Backyard Concerts — The future of live music?

Helen Ruhlin

“Live From the Hive” stage setup

Helen Ruhlin, Opinion Editor

As I meandered down a secluded Maine driveway, lawn chair under my right arm and cooler in-tow, I didn’t feel like I was headed for a concert. It had been almost a year since I’d been to a live show but somehow, four of my closest friends and I had managed to snag rare tickets to see Lady Lamb––one of my favorite artists––in a venue like no other: her own backyard.

The once blissful days of crowd surfing and mosh pits are long gone for concertgoers around the globe. Since mid-March, COVID-19 has put a halt on all in-person music gatherings resulting in some creative virtual solutions. Huge headliners like the Grateful Dead and Post Malone took to Youtube and Instagram to livestream their tunes for fans to listen from home. 

While virtual shows were enough to quell the musical hunger for some––they didn’t quite fill the void for me.

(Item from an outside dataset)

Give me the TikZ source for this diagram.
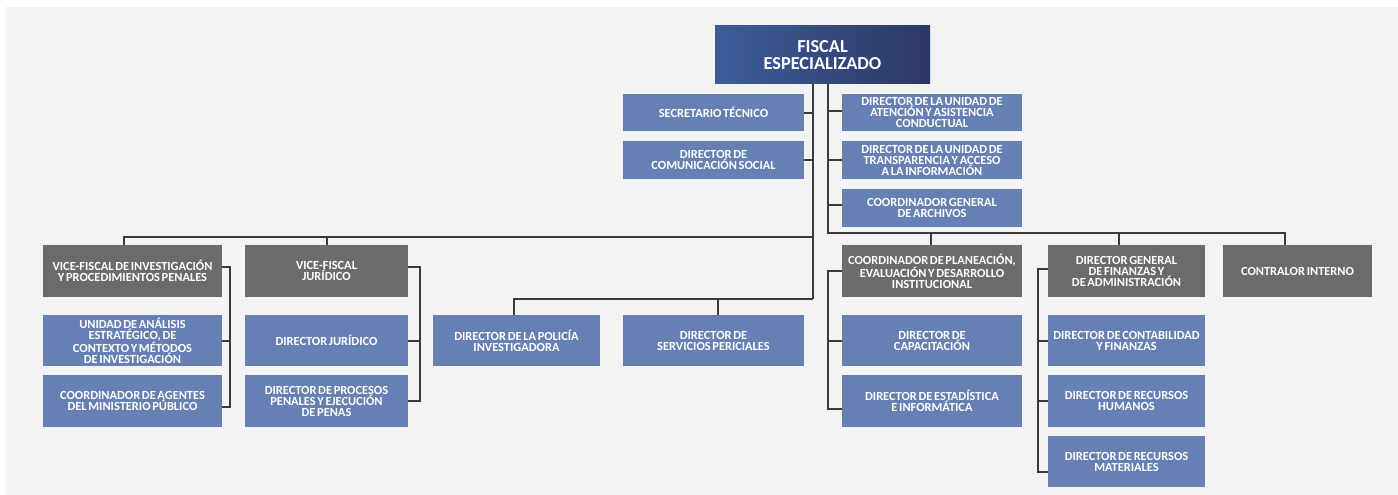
\documentclass[tikz,border=0pt]{standalone}
\usepackage{fontspec}
\setmainfont{Carlito}[WordSpace=0.6]
\definecolor{bgc}{HTML}{F3F3F3}
\definecolor{boxblue}{HTML}{6680B3}
\definecolor{boxgray}{HTML}{6B6B6B}
\definecolor{topL}{HTML}{3D5D99}
\definecolor{topR}{HTML}{2D3864}
\definecolor{linec}{HTML}{3A3A3A}
\tikzset{
  orgbox/.style={draw=none, inner sep=0pt, align=center, text=white,
    font=\fontsize{12.4}{11}\selectfont\bfseries},
  bluebox/.style={orgbox, fill=boxblue},
  graybox/.style={orgbox, fill=boxgray},
  topbox/.style={orgbox, left color=topL, right color=topR,
    font=\fontsize{18.3}{17}\selectfont\bfseries},
  conn/.style={draw=linec, line width=2pt},
}
\begin{document}
\begin{tikzpicture}[x=1pt, y=-1pt]
\useasboundingbox (0,0) rectangle (1398,495);
\fill[white] (0,0) rectangle (1398,495);
\fill[bgc] (5,7) rectangle (1398,495);

% top
\node[topbox, minimum width=215, minimum height=58] (top) at (822.5,55) {FISCAL\\ESPECIALIZADO};

% staff left
\node[bluebox, minimum width=181, minimum height=37] (sec) at (713.5,112.5) {SECRETARIO TÉCNICO};
\node[bluebox, minimum width=181, minimum height=38] (com) at (713.5,160) {DIRECTOR DE\\COMUNICACIÓN SOCIAL};
% staff right
\node[bluebox, minimum width=180, minimum height=37] (aten) at (932,112.5) {DIRECTOR DE LA UNIDAD DE\\ATENCIÓN Y ASISTENCIA\\CONDUCTUAL};
\node[bluebox, minimum width=180, minimum height=38] (trans) at (932,160) {DIRECTOR DE LA UNIDAD DE\\TRANSPARENCIA Y ACCESO\\A LA INFORMACIÓN};
\node[bluebox, minimum width=180, minimum height=38] (arch) at (932,208) {COORDINADOR GENERAL\\DE ARCHIVOS};

% column 1
\node[graybox, minimum width=179, minimum height=52] (vice1) at (132.5,271) {VICE-FISCAL DE INVESTIGACIÓN\\Y PROCEDIMIENTOS PENALES};
\node[bluebox, minimum width=179, minimum height=51] (unidad) at (132.5,340.5) {UNIDAD DE ANÁLISIS\\ESTRATÉGICO, DE\\CONTEXTO Y MÉTODOS\\DE INVESTIGACIÓN};
\node[bluebox, minimum width=179, minimum height=52] (coordag) at (132.5,401) {COORDINADOR DE AGENTES\\DEL MINISTERIO PÚBLICO};

% column 2
\node[graybox, minimum width=163, minimum height=52] (vice2) at (326.5,271) {VICE-FISCAL\\JURÍDICO};
\node[bluebox, minimum width=163, minimum height=51] (dirjur) at (326.5,340.5) {DIRECTOR JURÍDICO};
\node[bluebox, minimum width=163, minimum height=52] (dirproc) at (326.5,401) {DIRECTOR DE PROCESOS\\PENALES Y EJECUCIÓN\\DE PENAS};

% column 3/4
\node[bluebox, minimum width=167, minimum height=51] (pol) at (516.5,340.5) {DIRECTOR DE LA POLICÍA\\INVESTIGADORA};
\node[bluebox, minimum width=181, minimum height=51] (per) at (713.5,340.5) {DIRECTOR DE\\SERVICIOS PERICIALES};

% column 5
\node[graybox, minimum width=180, minimum height=52] (plan) at (932,271) {COORDINADOR DE PLANEACIÓN,\\EVALUACIÓN Y DESARROLLO\\INSTITUCIONAL};
\node[bluebox, minimum width=180, minimum height=51] (cap) at (932,340.5) {DIRECTOR DE\\CAPACITACIÓN};
\node[bluebox, minimum width=180, minimum height=52] (est) at (932,401) {DIRECTOR DE ESTADÍSTICA\\E INFORMÁTICA};

% column 6
\node[graybox, minimum width=157, minimum height=52] (fin) at (1126.5,271) {DIRECTOR GENERAL\\DE FINANZAS Y\\DE ADMINISTRACIÓN};
\node[bluebox, minimum width=157, minimum height=51] (cont) at (1126.5,340.5) {DIRECTOR DE CONTABILIDAD\\Y FINANZAS};
\node[bluebox, minimum width=157, minimum height=52] (rh) at (1126.5,401) {DIRECTOR DE RECURSOS\\HUMANOS};
\node[bluebox, minimum width=157, minimum height=51] (rm) at (1126.5,461.5) {DIRECTOR DE RECURSOS\\MATERIALES};

% column 7
\node[graybox, minimum width=149, minimum height=52] (contr) at (1297.5,271) {CONTRALOR INTERNO};

% junction coordinates
\coordinate (t1) at (813,299);
\coordinate (hL) at (813,237);
\coordinate (t2) at (828,233);
\coordinate (b1) at (230,300);
\coordinate (b2) at (420,300);
\coordinate (b5) at (828,300);
\coordinate (b6) at (1038,300);

% left trunk
\draw[conn] (top.south -| t1) -- (t1);
\draw[conn] (sec.east) -- (sec.east -| t1);
\draw[conn] (com.east) -- (com.east -| t1);
\draw[conn] ([xshift=-8.5pt]vice1.north) |- (hL);
\draw[conn] (vice2.north) -- (vice2.north |- hL);
\draw[conn] ([xshift=-2.5pt]pol.north) |- (t1);
\draw[conn] ([xshift=4.5pt]per.north) -- ([xshift=4.5pt]per.north |- t1);

% right trunk
\draw[conn] (top.south -| t2) -- (t2) -| ([xshift=-12.5pt]contr.north);
\draw[conn] ([yshift=2pt]aten.west -| t2) -- ([yshift=2pt]aten.west);
\draw[conn] (trans.west -| t2) -- (trans.west);
\draw[conn] ([yshift=3pt]arch.west -| t2) -- ([yshift=3pt]arch.west);
\draw[conn] ([xshift=-1pt]plan.north) -- ([xshift=-1pt]plan.north |- t2);
\draw[conn] ([xshift=-7.5pt]fin.north) -- ([xshift=-7.5pt]fin.north |- t2);

% bracket column 1
\draw[conn] ([yshift=4pt]vice1.east) -- ([yshift=4pt]vice1.east -| b1) -- ([yshift=-6pt]coordag.east -| b1) -- ([yshift=-6pt]coordag.east);
\draw[conn] (unidad.east) -- (unidad.east -| b1);

% bracket column 2
\draw[conn] ([yshift=4pt]vice2.east) -- ([yshift=4pt]vice2.east -| b2) -- (dirproc.east -| b2) -- (dirproc.east);
\draw[conn] (dirjur.east) -- (dirjur.east -| b2);

% bracket column 5
\draw[conn] (plan.west) -- (plan.west -| b5) -- ([yshift=-8pt]est.west -| b5) -- ([yshift=-8pt]est.west);
\draw[conn] (cap.west) -- (cap.west -| b5);

% bracket column 6
\draw[conn] ([yshift=2pt]fin.west) -- ([yshift=2pt]fin.west -| b6) -- ([yshift=-10.5pt]rm.west -| b6) -- ([yshift=-10.5pt]rm.west);
\draw[conn] (cont.west) -- (cont.west -| b6);
\draw[conn] (rh.west) -- (rh.west -| b6);
\end{tikzpicture}
\end{document}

The experience of attending a concert goes beyond the audio; it’s in the outfit you agonize over, the pre-concert playlist for the drive in, the overpriced weak cocktails that inevitably end up on your shirt, the secret spot where you stash your jacket to avoid coat check, and the irreplaceable maze of sweaty humans moving to the beat in unison. Concerts are uncomfortable, loud, and experiential in ways that simply cannot be recreated through a computer.

Lady Lamb first announced this idea of going “Live from the Hive,” the hive being her yard, in an Instagram post detailing the 45-person limit, COVID-protocols, and warning that tickets would go fast––and fast they went. The show was sold out within minutes of going on sale, but a friend of mine had bought them in seconds. Suddenly I became one of the lucky 45. 

Checking into the concert at Lady Lamb’s coastal Maine home was atypical, in fact the bouncer who took our tickets was none other than her own mom. After applying some hand sanitizer and filling out a contact tracing form, we moved to the yard where masked couples and small groups were laying out blankets and folding chairs. The whole place was surrounded by trees which were illuminated by string lights hung all across the yard. A compact amplifier, microphone and couple of guitars atop a three-foot platform made up the simple rustic stage.

Folding chairs and blankets spread across the lawn of the singer-songwriter Lady Lamb. (Helen Ruhlin)

Unlike the last performance I’d seen, there was no rushing to get a close, center-stage spot, no lines to use the bathroom, no resenting of tall people for obscuring my view, and no drunk attendees sloppily falling all over the place. This was distinctively calm. 

Other guests were cordial. We exchanged a few “where are you from?”s and “how far was the drive for you?”s with those around us, but there was no real intermingling in conversation as everyone sprawled out well beyond six feet apart from one another in the grass. We all had the same view of the stage and tantamount passions for live music. Everyone seemed genuinely grateful just to be there.

Lady Lamb played solo for about an hour. Her set was mainly composed of older work from her first few albums which was quite the crowd pleaser. Attendees had the opportunity to email their top three favorite songs in advance so there was truly an anthem for all. She played fiery songs and somber melodies that made me want to carelessly sway my body and tearfully tell my friends beside me that I loved them all at the same time. I don’t think there is a word that encapsulates the way that concert made me feel. 

It felt sacred and intimate like embracing a friend I hadn’t seen in years or saying goodbye to my parents in an airport. Nonetheless it was overwhelmingly stimulating. I had heard every Lady Lamb song at least a dozen times before yet each one she played sounded like it had been written de novo––just for my ears. 

Leaving the concert gave me a familiar dreamlike sense of did that really just happen? that had been absent for months. I also left feeling like a bit of harmony had been replaced somewhere deep inside myself. 

Amidst an era plagued by isolation and fear, the need for community in the form of musical connection has never been more vital. As NPR stated in an article covering a similar kind of secret roof-top concert in Philadelphia, “Shows like this are a rare, if imperfect, bright spot for the independent live music industry, which currently sits, like so many, on the brink of catastrophe.” 

We cannot predict what the future holds for live music, but if the new norm looks anything like a backyard concert––I’m all for it.